# Trovoadas em Corroios



## jpgmn (21 Set 2007 às 20:16)

Antes de mais apresento-me:
Sou o João Neves, vivo em Corroios e descobri este fórum há pouco tempo.
Espero poder aprender algo mais sobre o tema e poder partilhar com vocês algumas das minhas fotos.

Para já aqui ficam as melhores de trovoada.

2007/09/20:






2007/09/11:





2006/10/15:





















Abraços,


----------



## Vince (21 Set 2007 às 20:38)

Olá João Neves, bemvindo ao Forum. 
O forum é novo para ti, mas tu já não és novo para o forum 

Já existe uma fotografia tua aqui, do Cristo Rei, da anterior trovoada. Nesses dias tentei contactar vários dos autores das fotos que me chegaram por email para virem aqui partilhar mais material, mas por acaso a ti não consegui contactar porque o site que aparece nas tuas fotografias estava em baixo nesses dias.

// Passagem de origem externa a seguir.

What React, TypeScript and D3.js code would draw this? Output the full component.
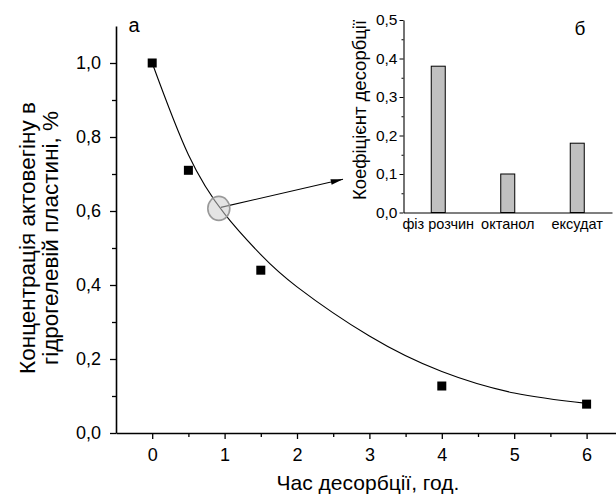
import React, { useEffect, useRef } from 'react';
import * as d3 from 'd3';

// main panel (а): desorption kinetics
const times = [0, 0.5, 1.5, 4, 6];
const concentrations = [1.0, 0.71, 0.44, 0.127, 0.078];
// fitted curve
const fitTimes = [0, 0.5, 1, 1.5, 2, 3, 4, 5, 6];
const fitValues = [1.0, 0.752, 0.592, 0.482, 0.395, 0.262, 0.166, 0.108, 0.08];
const xTicks = [0, 1, 2, 3, 4, 5, 6];
const xMinorTicks = [0.5, 1.5, 2.5, 3.5, 4.5, 5.5];
const yTicks = [0, 0.2, 0.4, 0.6, 0.8, 1.0];
const yMinorTicks = [0.1, 0.3, 0.5, 0.7, 0.9];

// highlighted point and arrow end (data units of panel а)
const highlight = { t: 0.92, c: 0.607 };
const arrowEnd = { t: 2.635, c: 0.686 };

// inset (б): desorption coefficient by medium
const media = ['фіз розчин', 'октанол', 'ексудат'];
const coefficients = [0.38, 0.1, 0.18];
const insetTicks = [0, 0.1, 0.2, 0.3, 0.4, 0.5];
const insetMinorTicks = [0.05, 0.15, 0.25, 0.35, 0.45];

const FONT = '"Liberation Sans", Arial, sans-serif';
const comma = (d: number) => d.toFixed(1).replace('.', ',');

export default function App() {
  const svgRef = useRef<SVGSVGElement>(null);

  useEffect(() => {
    const svg = d3.select(svgRef.current);
    svg.selectAll('*').remove();
    svg.style('font-family', FONT);

    const x = d3.scaleLinear().domain([-0.5, 6.5]).range([116, 622.8]);
    const y = d3.scaleLinear().domain([0, 1.1]).range([433, 26]);

    svg.append('defs').append('marker')
      .attr('id', 'arrow')
      .attr('viewBox', '0 0 14 8')
      .attr('refX', 14).attr('refY', 4)
      .attr('markerWidth', 13).attr('markerHeight', 7)
      .attr('markerUnits', 'userSpaceOnUse')
      .attr('orient', 'auto')
      .append('path').attr('d', 'M0,0.8 L14,4 L0,7.2 Z').attr('fill', '#000');

    // axes of panel а
    const styleAxis = (g: any, size: number) => {
      g.select('.domain').attr('stroke-width', 1.6);
      g.selectAll('.tick line').attr('stroke-width', 1.3);
      g.selectAll('.tick text').attr('font-size', size).attr('font-family', FONT).attr('fill', '#000');
    };

    const yAxis = svg.append('g').attr('transform', 'translate(116,0)')
      .call(d3.axisLeft(y).tickValues(yTicks).tickFormat((d: any) => comma(d)).tickSize(6).tickSizeOuter(0).tickPadding(9));
    styleAxis(yAxis, 18);
    svg.append('g').attr('transform', 'translate(116,0)')
      .call(d3.axisLeft(y).tickValues(yMinorTicks).tickFormat(() => '').tickSize(4).tickSizeOuter(0))
      .call((g: any) => { g.select('.domain').remove(); g.selectAll('line').attr('stroke-width', 1.3); });

    const xAxis = svg.append('g').attr('transform', 'translate(0,433)')
      .call(d3.axisBottom(x).tickValues(xTicks).tickFormat((d: any) => String(d)).tickSize(6).tickSizeOuter(0).tickPadding(9));
    styleAxis(xAxis, 18);
    svg.append('g').attr('transform', 'translate(0,433)')
      .call(d3.axisBottom(x).tickValues(xMinorTicks).tickFormat(() => '').tickSize(4).tickSizeOuter(0))
      .call((g: any) => { g.select('.domain').remove(); g.selectAll('line').attr('stroke-width', 1.3); });

    // titles
    svg.append('text').attr('x', 368).attr('y', 490).attr('text-anchor', 'middle')
      .attr('font-size', 21).text('Час десорбції, год.');
    const yTitle = svg.append('text').attr('transform', 'translate(0,238) rotate(-90)')
      .attr('text-anchor', 'middle').attr('font-size', 22.5);
    yTitle.append('tspan').attr('x', 0).attr('y', 35).text('Концентрація актовегіну в');
    yTitle.append('tspan').attr('x', 0).attr('y', 58).text('гідрогелевій пластині, %');
    svg.append('text').attr('x', 134).attr('y', 32).attr('text-anchor', 'middle')
      .attr('font-size', 20).text('а');

    // fitted curve
    const line = d3.line<number>()
      .x((_, i) => x(fitTimes[i]))
      .y((d) => y(d))
      .curve(d3.curveNatural);
    svg.append('path').datum(fitValues).attr('d', line)
      .attr('fill', 'none').attr('stroke', '#000').attr('stroke-width', 1.1);

    // points
    svg.append('g').selectAll('rect').data(concentrations).enter().append('rect')
      .attr('x', (_, i) => x(times[i]) - 4.5)
      .attr('y', (d) => y(d) - 4.5)
      .attr('width', 9).attr('height', 9).attr('fill', '#000');

    // highlight circle and arrow
    svg.append('line')
      .attr('x1', x(highlight.t) + 2).attr('y1', y(highlight.c) - 1)
      .attr('x2', x(arrowEnd.t)).attr('y2', y(arrowEnd.c))
      .attr('stroke', '#000').attr('stroke-width', 1.1)
      .attr('marker-end', 'url(#arrow)');
    svg.append('ellipse')
      .attr('cx', x(highlight.t)).attr('cy', y(highlight.c))
      .attr('rx', 11).attr('ry', 12)
      .attr('fill', 'rgba(205,205,205,0.55)').attr('stroke', '#999').attr('stroke-width', 1.6);

    // inset б
    const xi = d3.scaleBand<string>().domain(media).range([403.5, 612]).padding(0);
    const yi = d3.scaleLinear().domain([0, 0.5]).range([212.5, 20]);

    svg.append('g').selectAll('rect').data(coefficients).enter().append('rect')
      .attr('x', (_, i) => (xi(media[i]) as number) + xi.bandwidth() / 2 - 7)
      .attr('y', (d) => yi(d))
      .attr('width', 14)
      .attr('height', (d) => yi(0) - yi(d))
      .attr('fill', '#c0c0c0').attr('stroke', '#000').attr('stroke-width', 1);

    const yiAxis = svg.append('g').attr('transform', 'translate(403.5,0)')
      .call(d3.axisLeft(yi).tickValues(insetTicks).tickFormat((d: any) => comma(d)).tickSize(4).tickSizeOuter(0).tickPadding(2));
    yiAxis.select('.domain').attr('stroke-width', 1.1);
    yiAxis.selectAll('.tick text').attr('font-size', 15.5).attr('font-family', FONT).attr('fill', '#000');
    svg.append('g').attr('transform', 'translate(403.5,0)')
      .call(d3.axisLeft(yi).tickValues(insetMinorTicks).tickFormat(() => '').tickSize(2).tickSizeOuter(0))
      .call((g: any) => g.select('.domain').remove());

    const xiAxis = svg.append('g').attr('transform', 'translate(0,212.5)')
      .call(d3.axisBottom(xi).tickSize(0).tickSizeOuter(0).tickPadding(6));
    xiAxis.select('.domain').attr('stroke-width', 1.1);
    xiAxis.selectAll('.tick text').attr('font-size', 14.5).attr('font-family', FONT).attr('fill', '#000');

    svg.append('text').attr('transform', 'translate(366,110) rotate(-90)')
      .attr('text-anchor', 'middle').attr('font-size', 18.5).text('Коефіцієнт десорбції');
    svg.append('text').attr('x', 580).attr('y', 35).attr('text-anchor', 'middle')
      .attr('font-size', 19).text('б');
  }, []);

  return (
    <svg ref={svgRef} width={616} height={497}
      style={{ position: 'absolute', left: 0, top: 0, background: '#fff' }} />
  );
}
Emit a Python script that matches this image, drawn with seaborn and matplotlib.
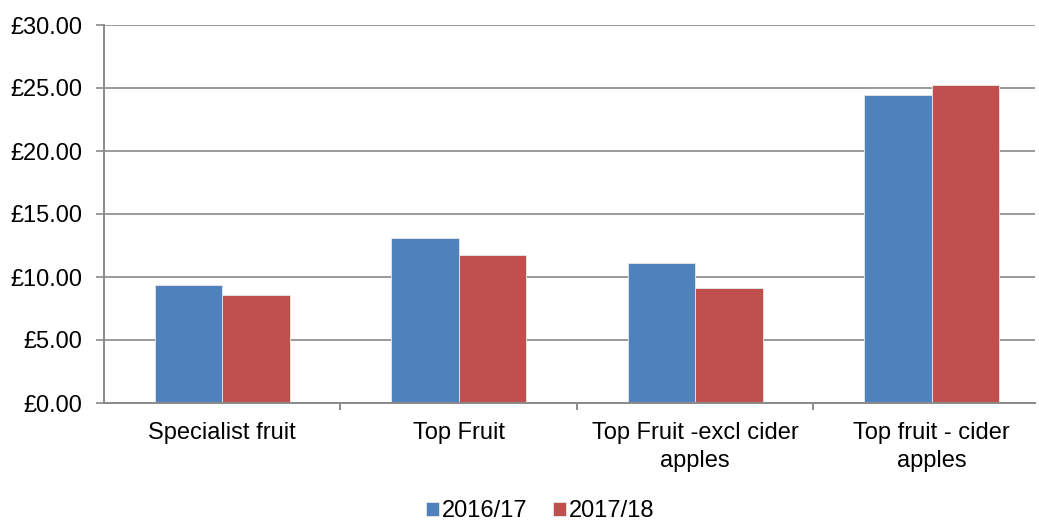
import pandas as pd
import matplotlib.pyplot as plt
import seaborn as sns
from matplotlib.ticker import FixedLocator

categories = ["Specialist fruit", "Top Fruit", "Top Fruit -excl cider\napples", "Top fruit - cider\napples"]
years = ["2016/17", "2017/18"]
values_2016 = [9.38, 13.10, 11.08, 24.48]
values_2017 = [8.60, 11.78, 9.15, 25.25]

df = pd.DataFrame({
    "category": categories * 2,
    "year": [years[0]] * 4 + [years[1]] * 4,
    "value": values_2016 + values_2017,
})

sns.set_style("white")
plt.rcParams["font.family"] = ["Liberation Sans", "DejaVu Sans"]
plt.rcParams["text.color"] = "black"
plt.rcParams["xtick.labelcolor"] = "black"
plt.rcParams["ytick.labelcolor"] = "black"

fig = plt.figure(figsize=(10.39, 5.21), dpi=100)
ax = fig.add_axes([104 / 1039, 118 / 521, 931 / 1039, 378 / 521])

sns.barplot(data=df, x="category", y="value", hue="year", order=categories,
            palette=["#4F81BD", "#C0504D"], width=0.572, ax=ax,
            edgecolor="#e8e8e8", linewidth=0.6, saturation=1, errorbar=None)

ax.set_xlim(-0.5, 3.437)
ax.set_ylim(0, 30)
ax.set_yticks(range(0, 31, 5))
ax.set_yticklabels([f"£{v:.2f}" for v in range(0, 31, 5)], fontsize=17)
ax.yaxis.grid(True, color="#9a9a9a", linewidth=1.4)
ax.set_axisbelow(True)

ax.tick_params(axis="x", which="major", length=0, labelsize=17, pad=14)
for lbl in ax.get_xticklabels():
    lbl.set_linespacing(1.3)
ax.xaxis.set_minor_locator(FixedLocator([0.5, 1.5, 2.5]))
ax.tick_params(axis="x", which="minor", bottom=True, length=5, width=1.4,
               color="#8a8a8a", direction="out")
ax.tick_params(axis="y", left=True, length=5.8, width=1.4, color="#9a9a9a",
               direction="out", pad=10)

for s in ["top", "right"]:
    ax.spines[s].set_visible(False)
for s in ["left", "bottom"]:
    ax.spines[s].set_color("#8a8a8a")
    ax.spines[s].set_linewidth(1.4)

ax.set_xlabel("")
ax.set_ylabel("")

handles, labels = ax.get_legend_handles_labels()
ax.get_legend().remove()
fig.legend(handles, labels, loc="center", bbox_to_anchor=(0.52, 10 / 521),
           ncol=2, frameon=False, fontsize=17, handlelength=0.55, handleheight=0.55,
           handletextpad=0.15, columnspacing=1.05, borderpad=0, borderaxespad=0)

fig.savefig("out.png", dpi=100)
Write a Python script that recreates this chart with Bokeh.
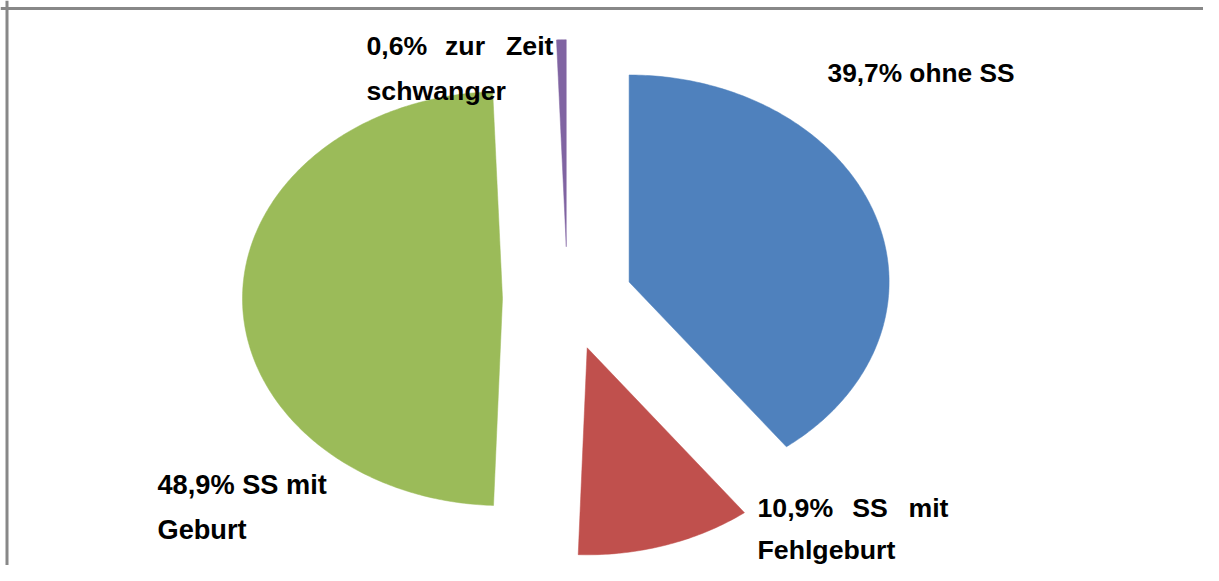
import numpy as np
from bokeh.plotting import figure
from bokeh.models import Span
from bokeh.core.properties import value
from bokeh.embed import file_html
from bokeh.resources import INLINE

# ---- data ----
categories = ["ohne SS", "SS mit Fehlgeburt", "SS mit Geburt", "zur Zeit schwanger"]
percent = [39.7, 10.9, 48.9, 0.6]
colors = ["#4F81BD", "#C0504D", "#9BBB59", "#8064A2"]
explode = 0.25

# ---- geometry (pixel mapping of the unit pie, canvas pixels) ----
CX, CY, RX, RY = 567.0, 298.0, 260.0, 207.0
W, H = 1203, 565

def dx(px):
    return (px - CX) / RX

def dy(py):
    return (CY - py) / RY

p = figure(width=W, height=H, output_backend="svg", toolbar_location=None,
           x_range=(dx(0), dx(W)), y_range=(dy(H), dy(0)),
           min_border=0, outline_line_color=None)
p.axis.visible = False
p.grid.visible = False
p.background_fill_color = "white"
p.border_fill_color = "white"

total = sum(percent)
xs, ys = [], []
start = np.pi / 2
for v in percent:
    sweep = 2 * np.pi * v / total
    end = start - sweep
    mid = (start + end) / 2
    ox, oy = explode * np.cos(mid), explode * np.sin(mid)
    t = np.linspace(start, end, max(8, int(abs(sweep) * 80)))
    xs.append([ox] + list(ox + np.cos(t)))
    ys.append([oy] + list(oy + np.sin(t)))
    start = end

p.patches(xs, ys, fill_color=colors, line_color=colors, line_width=0.5)

# ---- labels ----
font = value("Liberation Sans")
YOFF = -9  # compensation for rendered baseline offset
def txt(x, y, s, align="left", size="26.7px"):
    p.text(x=[dx(x)], y=[dy(y + YOFF)], text=[s], text_font=font, text_font_style="bold",
           text_font_size=size, text_color="black", text_align=align,
           text_baseline="alphabetic")

# 39,7% ohne SS
txt(827, 81, "39,7% ohne SS", size="26.3px")
# 10,9% SS mit Fehlgeburt (justified first line)
txt(757, 516, "10,9%")
txt(869.5, 516, "SS", "center")
txt(948, 516, "mit", "right")
txt(757, 558, "Fehlgeburt")
# 48,9% SS mit Geburt
txt(157, 493, "48,9% SS mit", size="27.2px")
txt(157, 538, "Geburt", size="27.2px")
# 0,6% zur Zeit schwanger (justified first line)
txt(366, 54, "0,6%")
txt(464.5, 54, "zur", "center")
txt(553, 54, "Zeit", "right")
txt(366, 99, "schwanger")

# ---- frame lines (top and left) ----
p.add_layout(Span(location=dy(8), dimension="width", line_color="#888888", line_width=3))
p.add_layout(Span(location=dx(6.5), dimension="height", line_color="#888888", line_width=3))

open("out.html", "w").write(file_html(p, INLINE))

Mas como Maomé não foi à Montanha, veio a Montanha a Maomé  
E caramba, que dizer da tua chegada. *Que fotografias fantásticas !! Um espanto !*
Não há melhor local do que este forum para essas fotografias serem devidamente apreciadas.


----------



## I_Pereira (21 Set 2007 às 21:41)

Bem vindo! Lembrei-me logo dessas fotos de quando as puseste no forumfotografia.net


----------



## Rog (21 Set 2007 às 21:46)

jpgmn disse:


> Antes de mais apresento-me:
> Sou o João Neves, vivo em Corroios e descobri este fórum há pouco tempo.
> Espero poder aprender algo mais sobre o tema e poder partilhar com vocês algumas das minhas fotos.
> 
> ...



Boas Jpgmn, bem-vindo ao forum.
Quanto às fotos estou  exelentes...
Venham mais...


----------



## mocha (21 Set 2007 às 22:10)

tou sem palavras,


----------



## Minho (21 Set 2007 às 22:12)

Bem-vindo João Neves 

Quanto às fotografias só uma palavra: irreversíveis! 
Acho que é impossível fazer melhor


----------



## spor (21 Set 2007 às 22:13)

Fiquei de boca aberta

Mas como é que vocês tiram as fotos? Claro que têm de ter uma boa máquina e um bom suporte, mas como é que conseguem tirar a foto quando o raio cai? É sorte? É inspiração divina? O que é?


----------



## Vince (21 Set 2007 às 22:29)

spor disse:


> Fiquei de boca aberta
> 
> Mas como é que vocês tiram as fotos? Claro que têm de ter uma boa máquina e um bom suporte, mas como é que conseguem tirar a foto quando o raio cai? É sorte? É inspiração divina? O que é?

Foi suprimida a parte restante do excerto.